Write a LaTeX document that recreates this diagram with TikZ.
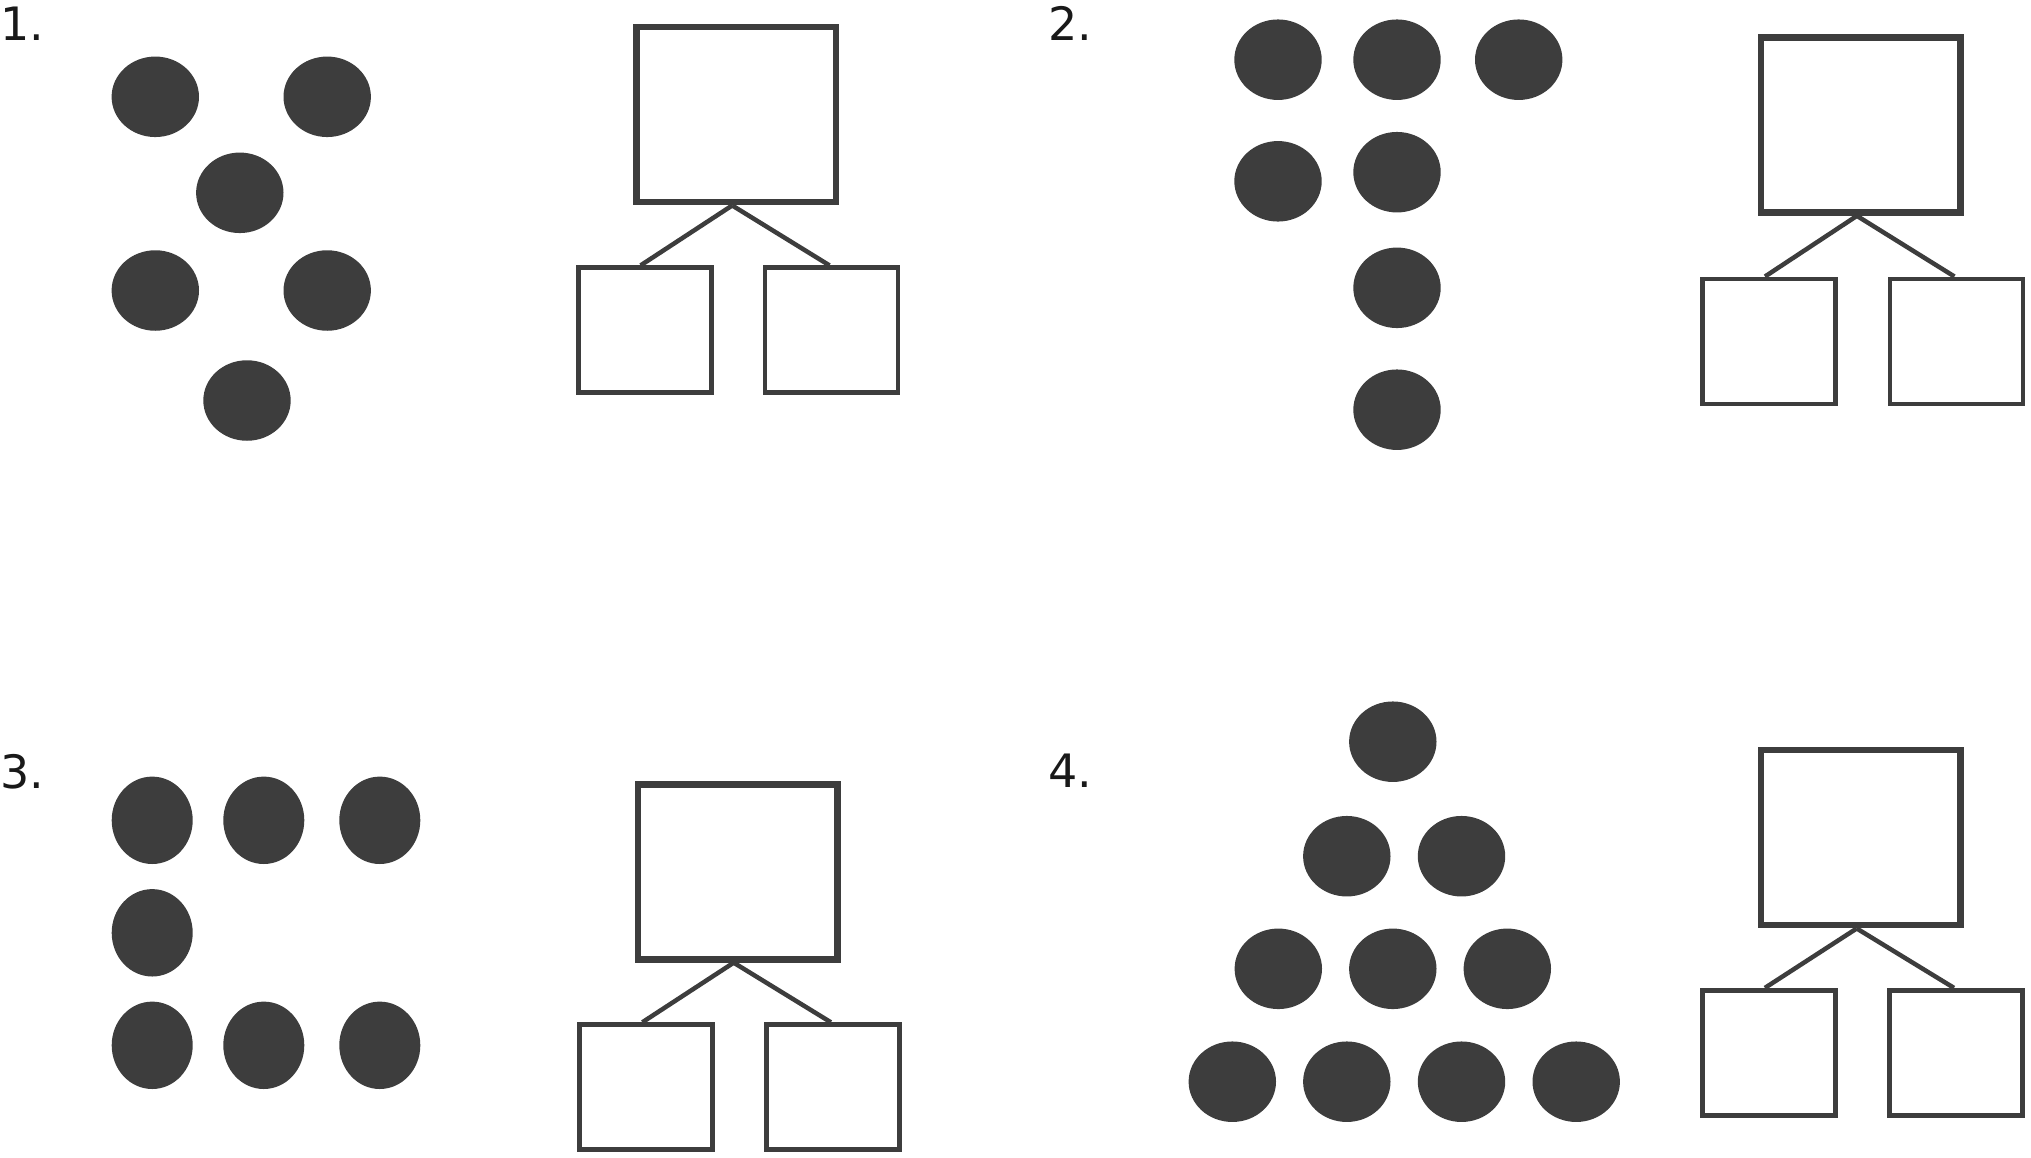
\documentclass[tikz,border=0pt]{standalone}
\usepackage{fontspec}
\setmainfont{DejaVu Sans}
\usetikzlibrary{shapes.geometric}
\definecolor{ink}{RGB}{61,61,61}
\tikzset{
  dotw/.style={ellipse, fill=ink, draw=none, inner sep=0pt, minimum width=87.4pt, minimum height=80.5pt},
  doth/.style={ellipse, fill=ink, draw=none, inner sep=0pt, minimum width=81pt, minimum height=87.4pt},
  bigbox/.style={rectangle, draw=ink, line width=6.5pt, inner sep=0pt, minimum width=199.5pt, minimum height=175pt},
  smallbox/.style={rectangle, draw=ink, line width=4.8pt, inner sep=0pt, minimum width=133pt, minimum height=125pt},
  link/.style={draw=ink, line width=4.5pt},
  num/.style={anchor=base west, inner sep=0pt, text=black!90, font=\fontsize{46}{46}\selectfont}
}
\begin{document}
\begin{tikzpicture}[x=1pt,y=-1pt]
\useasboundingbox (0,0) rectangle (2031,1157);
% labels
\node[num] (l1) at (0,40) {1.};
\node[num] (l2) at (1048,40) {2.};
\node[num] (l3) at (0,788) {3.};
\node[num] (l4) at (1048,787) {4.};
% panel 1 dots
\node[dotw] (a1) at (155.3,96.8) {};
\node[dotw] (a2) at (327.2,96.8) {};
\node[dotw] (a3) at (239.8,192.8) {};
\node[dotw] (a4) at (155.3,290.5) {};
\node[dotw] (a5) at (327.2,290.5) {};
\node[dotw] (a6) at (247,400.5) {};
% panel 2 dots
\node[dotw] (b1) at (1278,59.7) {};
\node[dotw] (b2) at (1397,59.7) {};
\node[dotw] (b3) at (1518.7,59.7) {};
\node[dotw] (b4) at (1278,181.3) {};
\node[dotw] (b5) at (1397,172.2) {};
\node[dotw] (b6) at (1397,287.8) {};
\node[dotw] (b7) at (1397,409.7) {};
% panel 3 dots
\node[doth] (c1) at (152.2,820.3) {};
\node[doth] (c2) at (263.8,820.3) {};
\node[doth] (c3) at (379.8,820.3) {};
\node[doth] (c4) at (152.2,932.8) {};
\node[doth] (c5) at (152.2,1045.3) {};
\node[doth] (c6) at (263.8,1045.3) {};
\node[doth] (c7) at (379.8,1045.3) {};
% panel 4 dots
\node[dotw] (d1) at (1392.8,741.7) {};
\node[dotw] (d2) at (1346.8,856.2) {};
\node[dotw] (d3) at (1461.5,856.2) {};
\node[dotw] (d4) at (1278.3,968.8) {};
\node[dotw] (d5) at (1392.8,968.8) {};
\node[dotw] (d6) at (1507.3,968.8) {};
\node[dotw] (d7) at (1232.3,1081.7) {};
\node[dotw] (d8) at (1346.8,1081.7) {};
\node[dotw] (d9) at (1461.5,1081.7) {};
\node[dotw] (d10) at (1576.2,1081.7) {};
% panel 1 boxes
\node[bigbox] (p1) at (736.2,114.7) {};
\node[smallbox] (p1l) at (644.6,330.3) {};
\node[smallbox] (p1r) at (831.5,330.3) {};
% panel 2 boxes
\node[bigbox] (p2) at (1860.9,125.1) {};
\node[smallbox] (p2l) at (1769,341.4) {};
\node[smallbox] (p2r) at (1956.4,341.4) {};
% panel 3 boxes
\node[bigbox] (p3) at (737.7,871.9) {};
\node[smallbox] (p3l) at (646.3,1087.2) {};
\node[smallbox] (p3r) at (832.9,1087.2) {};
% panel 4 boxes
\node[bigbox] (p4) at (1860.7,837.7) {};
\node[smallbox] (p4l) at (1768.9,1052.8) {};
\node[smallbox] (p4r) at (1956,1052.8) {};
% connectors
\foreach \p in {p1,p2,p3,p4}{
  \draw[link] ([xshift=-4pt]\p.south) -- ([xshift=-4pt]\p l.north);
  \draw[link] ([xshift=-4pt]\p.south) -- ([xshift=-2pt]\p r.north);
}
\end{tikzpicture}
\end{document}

..............................

## YOUR INSTRUCTIONS:
Reproduce the data verbatim. Do not carry any picture into the copy.

## THE RESPONSE:
Write a LaTeX document that recreates this diagram with TikZ.
\documentclass[tikz,border=0pt]{standalone}
\usepackage{fontspec}
\setmainfont{DejaVu Sans}
\usetikzlibrary{shapes.geometric}
\definecolor{ink}{RGB}{61,61,61}
\tikzset{
  dotw/.style={ellipse, fill=ink, draw=none, inner sep=0pt, minimum width=87.4pt, minimum height=80.5pt},
  doth/.style={ellipse, fill=ink, draw=none, inner sep=0pt, minimum width=81pt, minimum height=87.4pt},
  bigbox/.style={rectangle, draw=ink, line width=6.5pt, inner sep=0pt, minimum width=199.5pt, minimum height=175pt},
  smallbox/.style={rectangle, draw=ink, line width=4.8pt, inner sep=0pt, minimum width=133pt, minimum height=125pt},
  link/.style={draw=ink, line width=4.5pt},
  num/.style={anchor=base west, inner sep=0pt, text=black!90, font=\fontsize{46}{46}\selectfont}
}
\begin{document}
\begin{tikzpicture}[x=1pt,y=-1pt]
\useasboundingbox (0,0) rectangle (2031,1157);
% labels
\node[num] (l1) at (0,40) {1.};
\node[num] (l2) at (1048,40) {2.};
\node[num] (l3) at (0,788) {3.};
\node[num] (l4) at (1048,787) {4.};
% panel 1 dots
\node[dotw] (a1) at (155.3,96.8) {};
\node[dotw] (a2) at (327.2,96.8) {};
\node[dotw] (a3) at (239.8,192.8) {};
\node[dotw] (a4) at (155.3,290.5) {};
\node[dotw] (a5) at (327.2,290.5) {};
\node[dotw] (a6) at (247,400.5) {};
% panel 2 dots
\node[dotw] (b1) at (1278,59.7) {};
\node[dotw] (b2) at (1397,59.7) {};
\node[dotw] (b3) at (1518.7,59.7) {};
\node[dotw] (b4) at (1278,181.3) {};
\node[dotw] (b5) at (1397,172.2) {};
\node[dotw] (b6) at (1397,287.8) {};
\node[dotw] (b7) at (1397,409.7) {};
% panel 3 dots
\node[doth] (c1) at (152.2,820.3) {};
\node[doth] (c2) at (263.8,820.3) {};
\node[doth] (c3) at (379.8,820.3) {};
\node[doth] (c4) at (152.2,932.8) {};
\node[doth] (c5) at (152.2,1045.3) {};
\node[doth] (c6) at (263.8,1045.3) {};
\node[doth] (c7) at (379.8,1045.3) {};
% panel 4 dots
\node[dotw] (d1) at (1392.8,741.7) {};
\node[dotw] (d2) at (1346.8,856.2) {};
\node[dotw] (d3) at (1461.5,856.2) {};
\node[dotw] (d4) at (1278.3,968.8) {};
\node[dotw] (d5) at (1392.8,968.8) {};
\node[dotw] (d6) at (1507.3,968.8) {};
\node[dotw] (d7) at (1232.3,1081.7) {};
\node[dotw] (d8) at (1346.8,1081.7) {};
\node[dotw] (d9) at (1461.5,1081.7) {};
\node[dotw] (d10) at (1576.2,1081.7) {};
% panel 1 boxes
\node[bigbox] (p1) at (736.2,114.7) {};
\node[smallbox] (p1l) at (644.6,330.3) {};
\node[smallbox] (p1r) at (831.5,330.3) {};
% panel 2 boxes
\node[bigbox] (p2) at (1860.9,125.1) {};
\node[smallbox] (p2l) at (1769,341.4) {};
\node[smallbox] (p2r) at (1956.4,341.4) {};
% panel 3 boxes
\node[bigbox] (p3) at (737.7,871.9) {};
\node[smallbox] (p3l) at (646.3,1087.2) {};
\node[smallbox] (p3r) at (832.9,1087.2) {};
% panel 4 boxes
\node[bigbox] (p4) at (1860.7,837.7) {};
\node[smallbox] (p4l) at (1768.9,1052.8) {};
\node[smallbox] (p4r) at (1956,1052.8) {};
% connectors
\foreach \p in {p1,p2,p3,p4}{
  \draw[link] ([xshift=-4pt]\p.south) -- ([xshift=-4pt]\p l.north);
  \draw[link] ([xshift=-4pt]\p.south) -- ([xshift=-2pt]\p r.north);
}
\end{tikzpicture}
\end{document}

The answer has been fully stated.